[“Church Without…” is a series of think-pieces designed to slowly deconstruct what we think is essential to having church and to call attention to the hidden barriers we’ve erected between ourselves and the Great Commission.]
I hate to repeat myself, so perhaps you will consider this post to rhyme with the previous one, but what if one of the biggest problems that the Church has is churches?
“Church buildings,” that is.
I’m not against churches having buildings. My church has a really cool one, but I do wonder sometimes if the building becomes an albatross, a limiting agent that is nearly impossible to overcome.
Buildings insulate us, making us insular and inwardly focused. Rather than laborers coming to rest before returning to the field, we become refugees, hiding out each Sunday, fearful of having to return to the world for another week.

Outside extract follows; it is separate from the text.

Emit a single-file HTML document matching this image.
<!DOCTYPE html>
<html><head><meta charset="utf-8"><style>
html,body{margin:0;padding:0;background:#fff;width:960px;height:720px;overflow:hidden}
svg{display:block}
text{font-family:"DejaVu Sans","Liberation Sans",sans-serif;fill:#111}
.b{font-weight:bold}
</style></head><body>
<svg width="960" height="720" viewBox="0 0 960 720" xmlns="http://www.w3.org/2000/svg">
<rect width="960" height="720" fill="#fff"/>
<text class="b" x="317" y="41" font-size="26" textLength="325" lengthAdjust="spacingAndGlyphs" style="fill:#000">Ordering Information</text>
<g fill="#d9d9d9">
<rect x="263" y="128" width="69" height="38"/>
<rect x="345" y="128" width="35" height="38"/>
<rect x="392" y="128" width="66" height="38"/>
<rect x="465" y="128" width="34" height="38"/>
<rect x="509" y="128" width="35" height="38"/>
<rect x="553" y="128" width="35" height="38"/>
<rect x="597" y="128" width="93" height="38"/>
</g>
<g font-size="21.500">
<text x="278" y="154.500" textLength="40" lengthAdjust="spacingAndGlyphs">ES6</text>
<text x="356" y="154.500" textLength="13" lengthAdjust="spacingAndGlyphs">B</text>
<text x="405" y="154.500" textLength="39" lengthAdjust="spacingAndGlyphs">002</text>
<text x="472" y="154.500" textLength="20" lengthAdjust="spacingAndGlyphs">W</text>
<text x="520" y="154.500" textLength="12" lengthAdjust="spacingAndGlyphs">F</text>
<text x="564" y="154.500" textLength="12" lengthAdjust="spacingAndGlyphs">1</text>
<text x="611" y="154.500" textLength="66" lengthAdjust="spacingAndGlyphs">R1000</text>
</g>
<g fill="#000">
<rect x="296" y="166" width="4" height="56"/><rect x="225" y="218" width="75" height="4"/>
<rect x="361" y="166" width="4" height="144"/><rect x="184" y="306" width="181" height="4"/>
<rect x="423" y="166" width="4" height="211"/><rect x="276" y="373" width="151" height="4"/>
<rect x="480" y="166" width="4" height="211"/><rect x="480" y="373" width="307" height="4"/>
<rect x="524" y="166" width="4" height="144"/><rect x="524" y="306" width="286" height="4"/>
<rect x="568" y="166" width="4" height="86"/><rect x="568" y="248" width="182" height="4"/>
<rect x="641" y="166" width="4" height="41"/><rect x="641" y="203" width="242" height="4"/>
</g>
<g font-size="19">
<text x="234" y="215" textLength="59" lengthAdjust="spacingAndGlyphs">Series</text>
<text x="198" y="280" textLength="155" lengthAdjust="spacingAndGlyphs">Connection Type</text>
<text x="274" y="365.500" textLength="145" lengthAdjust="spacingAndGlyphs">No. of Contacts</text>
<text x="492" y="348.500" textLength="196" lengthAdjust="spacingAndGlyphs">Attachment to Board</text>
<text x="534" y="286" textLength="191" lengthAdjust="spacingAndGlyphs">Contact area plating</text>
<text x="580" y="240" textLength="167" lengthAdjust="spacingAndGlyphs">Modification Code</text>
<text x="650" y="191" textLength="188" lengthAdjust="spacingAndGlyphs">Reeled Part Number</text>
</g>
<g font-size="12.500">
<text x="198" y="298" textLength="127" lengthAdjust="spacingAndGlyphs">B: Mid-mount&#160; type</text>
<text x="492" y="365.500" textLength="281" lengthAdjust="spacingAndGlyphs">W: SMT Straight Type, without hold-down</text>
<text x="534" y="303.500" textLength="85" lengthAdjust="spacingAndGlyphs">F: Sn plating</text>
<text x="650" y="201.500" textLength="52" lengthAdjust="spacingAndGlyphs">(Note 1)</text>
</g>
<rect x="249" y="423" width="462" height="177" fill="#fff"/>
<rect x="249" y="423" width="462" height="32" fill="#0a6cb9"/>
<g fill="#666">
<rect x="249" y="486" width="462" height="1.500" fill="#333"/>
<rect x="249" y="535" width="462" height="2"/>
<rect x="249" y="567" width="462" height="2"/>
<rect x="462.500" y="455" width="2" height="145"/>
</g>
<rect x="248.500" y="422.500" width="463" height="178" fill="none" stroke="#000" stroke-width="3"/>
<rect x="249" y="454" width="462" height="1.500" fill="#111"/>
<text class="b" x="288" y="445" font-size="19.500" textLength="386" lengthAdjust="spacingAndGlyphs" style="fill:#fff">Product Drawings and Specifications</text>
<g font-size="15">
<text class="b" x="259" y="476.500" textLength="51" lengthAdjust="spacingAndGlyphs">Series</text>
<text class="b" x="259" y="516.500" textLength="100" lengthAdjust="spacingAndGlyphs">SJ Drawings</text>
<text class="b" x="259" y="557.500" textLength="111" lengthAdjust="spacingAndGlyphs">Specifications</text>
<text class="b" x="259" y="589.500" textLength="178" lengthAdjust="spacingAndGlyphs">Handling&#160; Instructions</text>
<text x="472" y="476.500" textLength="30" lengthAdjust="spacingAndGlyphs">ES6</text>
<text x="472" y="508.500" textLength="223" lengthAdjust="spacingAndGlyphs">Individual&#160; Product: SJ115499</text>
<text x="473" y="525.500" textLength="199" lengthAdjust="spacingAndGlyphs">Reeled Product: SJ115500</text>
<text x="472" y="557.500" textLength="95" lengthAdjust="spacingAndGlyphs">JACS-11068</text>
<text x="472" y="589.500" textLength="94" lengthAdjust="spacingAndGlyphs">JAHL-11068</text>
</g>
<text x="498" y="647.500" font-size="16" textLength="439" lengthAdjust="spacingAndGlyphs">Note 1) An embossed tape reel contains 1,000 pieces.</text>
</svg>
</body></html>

What if the Church were more decentralized? I know what you’re thinking. There are millions of churches, so how much more decentralized could we get? Well, what if each church broke into 50 or 60 smaller groups that we focused, not on their building, but on building His Kingdom in their neighborhood, workplace, or family?

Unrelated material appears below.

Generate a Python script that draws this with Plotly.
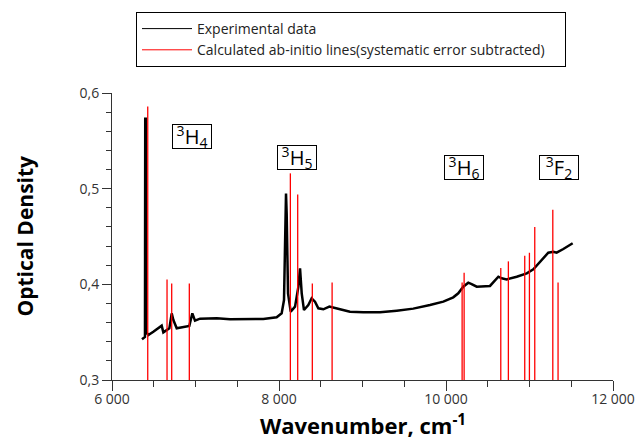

What if we decentralized the local church, maximized its reach, and made the Kingdom a grassroots effort by working the harvest fields in small groups during the work and then reuniting as a large group on Sunday, thanking God for the souls harvested, lives changed, during the course of the week?
Buildings are fine, for what they do, but when they become the focus, the centralizing force, they are a roadblock. Decentralization becomes a must.
Jesus’ Great Commission to us was to “Go and make,” not to “Build and wait.”
Let’s gather on Sunday and scatter on Monday. Let’s make Jesus the focus and follow His example by engaging with the world outside of the four walls of the church/Temple/synagogue. Let’s decentralize for the sake of reaching everyone with the message of God’s love and forgiveness.